Isto parece palhaçada mas o filme consegue fazer-nos empatizar com estes zombies maltratados. Até temos pena deles.
Do lado dos vivos também há grandes injustiças. Uma elite de poderosos, ricos e privilegiados, vive num arranha-céus com tudo do bom e do melhor enquanto uma maioria de pobres e excluídos subsiste das sobras nos “subúrbios” da torre. Também alguns destes excluídos se encontram indignados e a planear uma revolta. Estas intenções valem-lhes repressão brutal por parte do chefão das elites.
Este é um mundo onde o dinheiro ainda existe e vale bastante. Um dos membros da equipa consegue juntar o suficiente para comprar um lugar no arranha-céus mas é rejeitado com desculpas. Mas ele sabe, e nós sabemos, que está a ser rejeitado porque é hispânico. Não faz parte da elite, não tem qualquer possibilidade de ascender na vida. Revoltado, também este jura vingança. Já o nosso herói do lado dos vivos só deseja comprar um carro que o leve para bem longe, para onde não haja zombies nem pessoas. (Amigo, como te compreendo! Era exactamente o que eu fazia!)
Todo este ambiente de tensão resulta na destruição da cidade.

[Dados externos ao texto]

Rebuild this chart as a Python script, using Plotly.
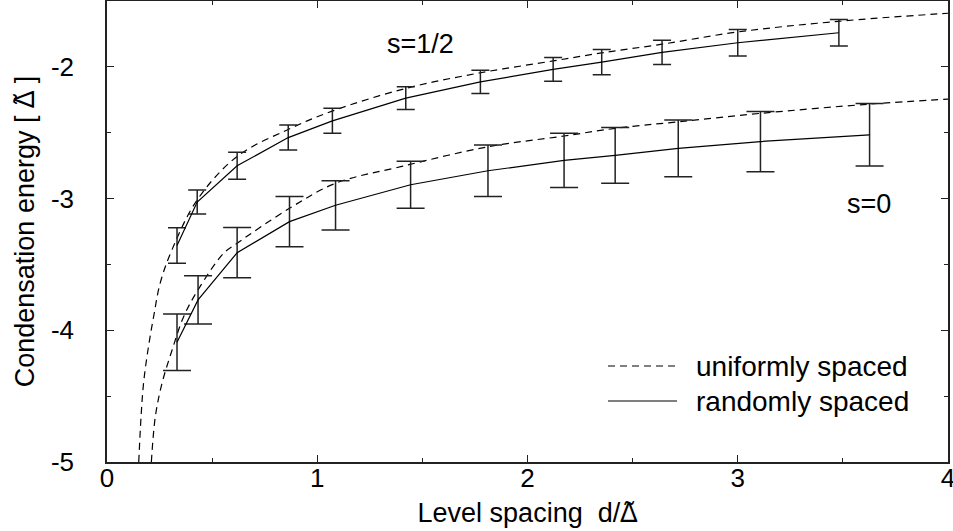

O zombie Big Daddy aprende por acaso a disparar uma metralhadora e consegue ensinar os outros a fazer o mesmo. [Zombie Rambo] Também os ensina a atravessar um rio, simplesmente caminhando debaixo de água já que não precisam de respirar. [Zombie ninja] Não se vê claramente, mas é ele e o seu exército zombie que consegue fazer explodir as defesas da cidade. É a fúria do herói zombie.
O final é estranho. O nosso herói vivo, relutante mas bonzinho, decide poupar estes zombies espertos. Porque o faz é um mistério. Se calhar porque compreende neles uma consciência de si próprios? Se calhar porque os considera também excluídos, como a grande massa de gente viva nas mesmas condições?
Claramente, a preocupação social do filme já não deriva do consumismo e da apatia, como os originais, mas de uma preocupação com a desigualdade que em 2005 já deve ser gritante. A América já não era a terra das oportunidades. Até os zombies se revoltam, e com razão.
É um filme diferente dos zombies de até então, com algumas cenas perturbadoras que me surpreenderam. Já não julgava que depois de tantos filmes do género ainda alguma coisa me impressionasse, mas aquela cena do umbigo faz mesmo impressão.
The Walking Dead criou outro patamar de qualidade que filmes anteriores não conseguem alcançar (tirando o original “Night of the Living Dead”, de 1968, que é realmente arrepiante), mas este Land of the Dead é um filme cheio de acção que merece ser visto. Gostei de encontrar motivações em todos os personagens, até nos zombies. As diferentes perspectivas conseguem criar-nos empatia e dividir-nos entre a ameaça colocada pelos mortos-vivos e as dúvidas que Big Daddy nos suscita.
Não é uma obra prima, mas vê-se bem.
Curiosidade: neste filme os mortos-vivos já são chamados de “walkers” e “stenchers”. Julguei que “walkers” era originalidade de The Walking Dead, mas enganei-me. É do mestre Romero.